I’m not talking about the ghost stories and paranormal activities in your offices during off hours. Although these stories are among the favorites to be shared. I’m talking about real stories that put the company in a bad light—stories of failure, bad decisions, mistakes. These stories should never be reframed and retold to make the company look good. Not all stories need to be of triumph and success.
As soon as an organization learns how to tell its own stories, its first instinct is to tell positive and inspiring stories that will echo their mission, vision, and values. Stories have become a very effective tool in embedding these in the organization’s consciousness. But we may be enjoying our romances a little too much. Companies have tried to tell their own foundation stories in the hopes of inspiring productivity, collaboration, a sense of purpose, and even leadership from its people. This is all good, but not at the expense of the horror stories that are buried in the accounting books or simply allowed to be forgotten in the company lore.
The horror stories are as valuable as the stories of heroism, courage, ingenuity, resilience, and other virtues that the members of the organization have displayed. These are usually the stories that we are ashamed to share with the public or might give us bad press. Remember the year we hired the worst boss ever? How about the year when all our sales took a huge dip because of an experiment we ran without giving it too much thought? What about that time when we had to let go of almost half the company because we decided to expand too soon too fast? For sure, your organization will have its share of horror stories too embarrassing to share to the public. Failing to transform these failures into proper stories is a waste of opportunity to learn.
We have to make sure these horror stories remain that way—stories. We do that by transforming these failures into well-structured stories that we can learn from. In order to do this, the company must exercise a lot of honesty and must not be afraid to look at their own failures in the eye. And then, tell and retell these stories to itself.

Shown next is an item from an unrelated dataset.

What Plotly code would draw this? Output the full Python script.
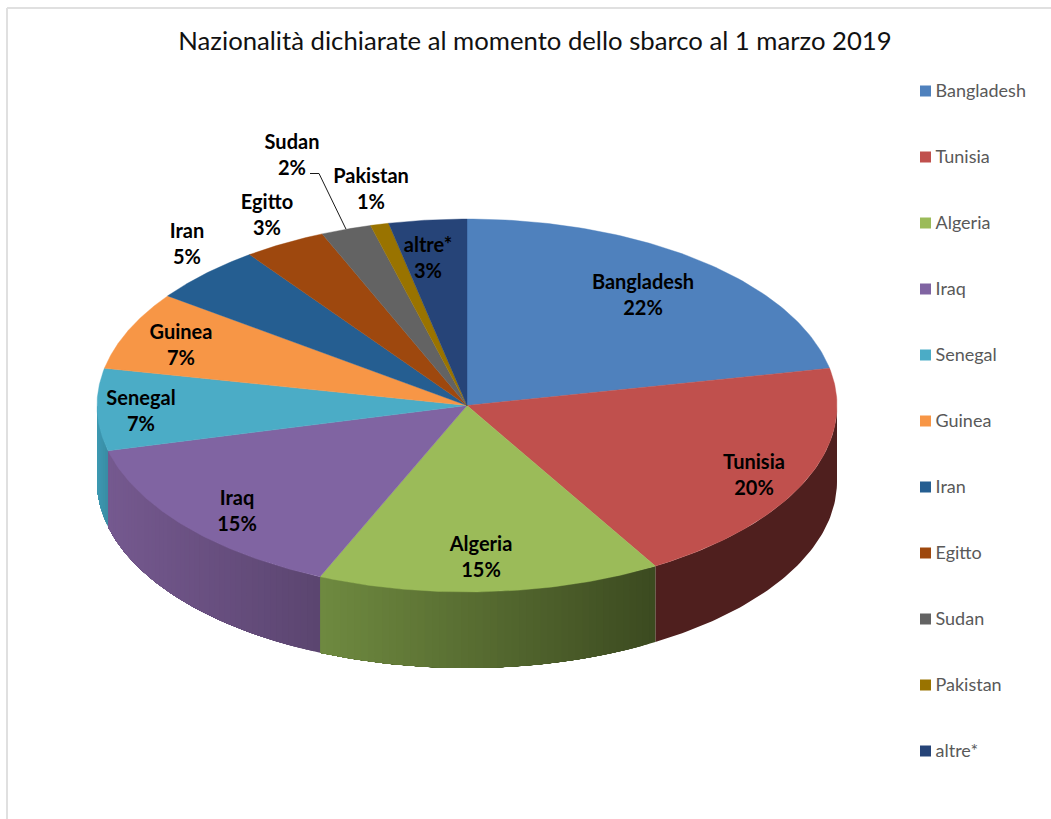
import math
import plotly.graph_objects as go

W, H = 1051, 819
title = "Nazionalità dichiarate al momento dello sbarco al 1 marzo 2019"
categories = ["Bangladesh", "Tunisia", "Algeria", "Iraq", "Senegal", "Guinea",
              "Iran", "Egitto", "Sudan", "Pakistan", "altre*"]
shares = [21.8, 19.7, 15.0, 14.6, 7.1, 6.8, 5.0, 3.6, 2.2, 0.8, 3.4]
percent_labels = ["22%", "20%", "15%", "15%", "7%", "7%", "5%", "3%", "2%", "1%", "3%"]
colors = ["#4f81bd", "#c0504d", "#9bbb59", "#8064a2", "#4bacc6", "#f79646",
          "#255e91", "#9e480e", "#636363", "#997300", "#264478"]
# side-wall shading, left edge -> right edge on screen
wall_left = {"Tunisia": "#4f1f1e", "Algeria": "#6f8a40", "Iraq": "#75598f", "Senegal": "#3f9ab3"}
wall_right = {"Tunisia": "#4f1f1e", "Algeria": "#3c4a20", "Iraq": "#5b4570", "Senegal": "#3a8ca4"}
label_x = [643, 754, 481, 237, 141, 181, 187, 267, 292, 371, 428]
label_y = [281, 461, 543, 497, 397, 331, 230, 201, 141, 175, 244]
line_gap = 26.5

CX, CY, RX, RY, DEPTH_PX = 467, 405.5, 370, 186.5, 76
depth = DEPTH_PX / RY
FONT = "Lato, Carlito, sans-serif"


def hex_rgb(c):
    return [int(c[i:i + 2], 16) for i in (1, 3, 5)]


def mix(a, b, t):
    ra, rb = hex_rgb(a), hex_rgb(b)
    return "rgb(%d,%d,%d)" % tuple(round(x + (y - x) * t) for x, y in zip(ra, rb))


def arc(a0, a1, n=80):
    return [a0 + (a1 - a0) * i / n for i in range(n + 1)]


total = sum(shares)
edges = [0.0]
for v in shares:
    edges.append(edges[-1] + 360.0 * v / total)

fig = go.Figure()

# front walls, in unit-circle coordinates: the axis scales squash the circle.
# each strip runs to the wedge's far end so later strips overpaint seams.
for i, name in enumerate(categories):
    a0, a1 = max(edges[i], 90.0), min(edges[i + 1], 270.0)
    if a1 <= a0:
        continue
    strips = 1 if wall_left[name] == wall_right[name] else 48
    xl = math.sin(math.radians(a1))
    xr = math.sin(math.radians(a0))
    for k in range(strips):
        s0 = a0 + (a1 - a0) * k / strips
        s1 = a0 + (a1 - a0) * (k + 1) / strips
        pts = arc(s0, a1, 60)
        xs = [math.sin(math.radians(p)) for p in pts]
        ys = [math.cos(math.radians(p)) for p in pts]
        xmid = math.sin(math.radians((s0 + s1) / 2))
        col = mix(wall_left[name], wall_right[name], (xmid - xl) / (xr - xl))
        fig.add_trace(go.Scatter(
            x=xs + xs[::-1],
            y=ys + [y - depth for y in ys[::-1]],
            mode="lines", fill="toself", fillcolor=col,
            line=dict(width=0), hoverinfo="skip", showlegend=False))

# top faces
for i, name in enumerate(categories):
    pts = arc(edges[i], edges[i + 1])
    xs = [0] + [math.sin(math.radians(p)) for p in pts] + [0]
    ys = [0] + [math.cos(math.radians(p)) for p in pts] + [0]
    fig.add_trace(go.Scatter(
        x=xs, y=ys, mode="lines", fill="toself", fillcolor=colors[i], name=name,
        line=dict(color=colors[i], width=0.4), hoverinfo="name", showlegend=False))

# leader line for Sudan (in unit coordinates, ends on the slice's outer edge)
to_x = lambda px: (px - CX) / RX
to_y = lambda py: (CY - py) / RY
si = categories.index("Sudan")
mid = math.radians((edges[si] + edges[si + 1]) / 2)
lx0, ly0 = label_x[si], label_y[si] + line_gap + 6
fig.add_trace(go.Scatter(
    x=[to_x(lx0 + 18), to_x(lx0 + 27), math.sin(mid)],
    y=[to_y(ly0), to_y(ly0), math.cos(mid)],
    mode="lines", line=dict(color="#1a1a1a", width=1), hoverinfo="skip", showlegend=False))

# data labels
for i, name in enumerate(categories):
    fig.add_trace(go.Scatter(
        x=[to_x(label_x[i]), to_x(label_x[i])],
        y=[to_y(label_y[i] + 2.5), to_y(label_y[i] + 2 + line_gap)],
        mode="text", text=[name, percent_labels[i]], textposition="middle center",
        textfont=dict(family=FONT, size=20, color="#000000", weight="bold"),
        hoverinfo="skip", showlegend=False))

# legend column
LEG_Y0, LEG_STEP = 91, 66
for i, name in enumerate(categories):
    py = LEG_Y0 + LEG_STEP * i
    fig.add_trace(go.Scatter(
        x=[to_x(925.5)], y=[to_y(py)], mode="markers",
        marker=dict(symbol="square", size=11, color=colors[i]),
        hoverinfo="skip", showlegend=False))
    fig.add_trace(go.Scatter(
        x=[to_x(935.5)], y=[to_y(py + 1)], mode="text", text=[name], textposition="middle right",
        textfont=dict(family=FONT, size=18, color="#595959"),
        hoverinfo="skip", showlegend=False))

fig.update_layout(
    width=W, height=H, margin=dict(l=0, r=0, t=0, b=0),
    paper_bgcolor="white", plot_bgcolor="white", showlegend=False,
    title=dict(text=title, x=535 / W, y=1 - 41 / H, xanchor="center", yanchor="middle",
               font=dict(family=FONT, size=25.7, color="#111111")),
    xaxis=dict(range=[to_x(0), to_x(W)], visible=False, fixedrange=True),
    yaxis=dict(range=[to_y(H), to_y(0)], visible=False, fixedrange=True),
    shapes=[
        dict(type="line", xref="paper", yref="paper", x0=7 / W, x1=7 / W, y0=0, y1=1 - 8 / H,
             line=dict(color="#e0e0e0", width=2)),
        dict(type="line", xref="paper", yref="paper", x0=7 / W, x1=1, y0=1 - 8 / H, y1=1 - 8 / H,
             line=dict(color="#e0e0e0", width=2)),
    ],
)
fig.write_html("out.html", config=dict(displayModeBar=False),
               post_script="document.body.style.margin='0';")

These company horror stories should not be about finding and placing blame. This is about identifying actions and decisions that led to the failure. And if these are documented in story forms, it will be easier to dissect, analyze, and study.

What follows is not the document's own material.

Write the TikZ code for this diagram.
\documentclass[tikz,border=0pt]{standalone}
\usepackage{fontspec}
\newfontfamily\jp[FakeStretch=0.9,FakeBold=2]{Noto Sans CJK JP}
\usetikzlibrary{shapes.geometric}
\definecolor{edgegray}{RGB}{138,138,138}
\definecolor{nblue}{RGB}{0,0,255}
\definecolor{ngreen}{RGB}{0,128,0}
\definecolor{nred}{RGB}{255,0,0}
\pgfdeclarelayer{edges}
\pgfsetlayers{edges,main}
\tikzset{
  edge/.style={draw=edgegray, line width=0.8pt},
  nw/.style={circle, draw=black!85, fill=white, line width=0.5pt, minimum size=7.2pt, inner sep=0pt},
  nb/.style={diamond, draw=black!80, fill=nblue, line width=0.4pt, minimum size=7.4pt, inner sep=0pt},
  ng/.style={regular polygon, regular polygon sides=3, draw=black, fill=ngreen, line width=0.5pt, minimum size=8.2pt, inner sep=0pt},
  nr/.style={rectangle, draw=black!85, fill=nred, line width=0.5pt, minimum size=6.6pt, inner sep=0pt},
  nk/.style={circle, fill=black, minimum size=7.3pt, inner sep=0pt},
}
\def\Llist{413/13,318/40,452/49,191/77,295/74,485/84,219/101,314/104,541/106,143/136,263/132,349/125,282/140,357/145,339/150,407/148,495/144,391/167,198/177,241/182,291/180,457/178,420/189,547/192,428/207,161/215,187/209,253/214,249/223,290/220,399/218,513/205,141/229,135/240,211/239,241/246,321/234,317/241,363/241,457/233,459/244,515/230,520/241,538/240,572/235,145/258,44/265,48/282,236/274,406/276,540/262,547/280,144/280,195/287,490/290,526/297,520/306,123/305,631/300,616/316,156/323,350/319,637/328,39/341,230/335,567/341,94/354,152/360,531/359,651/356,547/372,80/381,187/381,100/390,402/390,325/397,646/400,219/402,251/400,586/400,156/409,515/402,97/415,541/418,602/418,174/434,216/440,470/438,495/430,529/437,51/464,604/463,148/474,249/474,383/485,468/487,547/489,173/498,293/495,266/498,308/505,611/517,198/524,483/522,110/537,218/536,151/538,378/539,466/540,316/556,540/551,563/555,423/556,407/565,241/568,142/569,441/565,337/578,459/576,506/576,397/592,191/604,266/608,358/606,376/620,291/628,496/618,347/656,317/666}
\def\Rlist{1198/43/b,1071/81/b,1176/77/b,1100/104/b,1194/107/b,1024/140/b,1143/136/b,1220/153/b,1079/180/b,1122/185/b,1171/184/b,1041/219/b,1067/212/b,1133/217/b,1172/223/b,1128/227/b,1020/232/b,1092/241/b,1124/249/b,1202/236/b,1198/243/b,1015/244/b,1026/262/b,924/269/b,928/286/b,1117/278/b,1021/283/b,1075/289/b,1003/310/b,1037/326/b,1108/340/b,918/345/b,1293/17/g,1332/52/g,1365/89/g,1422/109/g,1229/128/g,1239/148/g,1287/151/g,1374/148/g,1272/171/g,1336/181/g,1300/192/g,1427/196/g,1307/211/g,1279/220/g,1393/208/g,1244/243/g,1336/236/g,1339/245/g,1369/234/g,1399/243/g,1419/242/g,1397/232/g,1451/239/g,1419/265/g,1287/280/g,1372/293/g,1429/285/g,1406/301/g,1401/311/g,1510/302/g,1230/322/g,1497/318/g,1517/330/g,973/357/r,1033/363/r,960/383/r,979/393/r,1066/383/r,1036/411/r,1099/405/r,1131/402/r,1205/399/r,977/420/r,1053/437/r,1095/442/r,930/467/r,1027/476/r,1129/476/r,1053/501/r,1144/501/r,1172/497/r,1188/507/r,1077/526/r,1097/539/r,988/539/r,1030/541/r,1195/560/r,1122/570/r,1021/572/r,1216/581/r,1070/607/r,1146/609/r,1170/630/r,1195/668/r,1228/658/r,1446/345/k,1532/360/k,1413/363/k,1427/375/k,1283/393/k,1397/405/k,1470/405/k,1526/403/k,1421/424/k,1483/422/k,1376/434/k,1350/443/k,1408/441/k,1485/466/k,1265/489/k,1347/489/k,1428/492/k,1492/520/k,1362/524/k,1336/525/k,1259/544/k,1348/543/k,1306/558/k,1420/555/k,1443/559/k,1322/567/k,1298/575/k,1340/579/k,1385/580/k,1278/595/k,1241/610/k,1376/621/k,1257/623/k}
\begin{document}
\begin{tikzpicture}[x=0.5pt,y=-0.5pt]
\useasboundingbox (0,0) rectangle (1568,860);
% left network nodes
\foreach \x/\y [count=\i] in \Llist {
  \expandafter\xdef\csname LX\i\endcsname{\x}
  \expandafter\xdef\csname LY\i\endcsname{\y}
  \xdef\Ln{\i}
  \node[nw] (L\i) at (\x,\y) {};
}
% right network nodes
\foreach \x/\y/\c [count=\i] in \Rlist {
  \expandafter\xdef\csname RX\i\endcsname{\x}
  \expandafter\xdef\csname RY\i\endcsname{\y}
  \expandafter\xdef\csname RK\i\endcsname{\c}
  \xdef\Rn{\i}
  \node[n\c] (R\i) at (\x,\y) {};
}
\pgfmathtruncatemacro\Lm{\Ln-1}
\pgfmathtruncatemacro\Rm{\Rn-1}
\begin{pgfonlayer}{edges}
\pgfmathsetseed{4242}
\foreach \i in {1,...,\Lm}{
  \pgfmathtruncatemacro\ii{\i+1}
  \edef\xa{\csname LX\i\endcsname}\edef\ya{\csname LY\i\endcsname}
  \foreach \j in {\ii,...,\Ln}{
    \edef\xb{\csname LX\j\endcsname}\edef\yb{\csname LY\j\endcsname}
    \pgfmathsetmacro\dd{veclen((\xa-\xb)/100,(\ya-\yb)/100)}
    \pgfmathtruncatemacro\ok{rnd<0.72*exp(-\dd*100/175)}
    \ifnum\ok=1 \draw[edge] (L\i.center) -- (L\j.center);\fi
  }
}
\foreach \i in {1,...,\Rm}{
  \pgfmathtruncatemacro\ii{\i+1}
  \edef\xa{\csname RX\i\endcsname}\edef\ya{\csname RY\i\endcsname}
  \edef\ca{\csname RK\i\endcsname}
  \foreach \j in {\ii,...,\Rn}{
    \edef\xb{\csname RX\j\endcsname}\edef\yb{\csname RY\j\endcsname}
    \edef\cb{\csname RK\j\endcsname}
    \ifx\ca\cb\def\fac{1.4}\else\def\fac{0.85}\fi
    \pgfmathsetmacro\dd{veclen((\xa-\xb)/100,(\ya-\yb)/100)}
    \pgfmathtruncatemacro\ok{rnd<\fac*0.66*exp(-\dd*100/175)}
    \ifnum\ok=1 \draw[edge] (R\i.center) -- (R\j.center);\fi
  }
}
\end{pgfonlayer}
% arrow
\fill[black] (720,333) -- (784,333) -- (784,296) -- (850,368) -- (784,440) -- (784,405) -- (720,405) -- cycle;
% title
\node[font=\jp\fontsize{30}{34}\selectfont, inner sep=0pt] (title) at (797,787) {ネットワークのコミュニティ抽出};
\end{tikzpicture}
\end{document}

As children, our parents told us horror stories to deter us from being disobedient, naughty, or misbehaved. They’d tell us stories of monsters under our beds to push us to sleep earlier, or of kidnappers that eat children to deter us from staying outdoors for too long. As we grew older, we consumed more sophisticated horror stories that teach us more mature lessons: don’t be too reckless, don’t put your nose where you’re not supposed to, don’t talk to strangers, etc. Horror stories were very effective teachers as much as the inspiring stories were. Since in the corporate setting, these stories are real and have probably cost the company millions, they surely will be terrifying enough for the adults to learn from.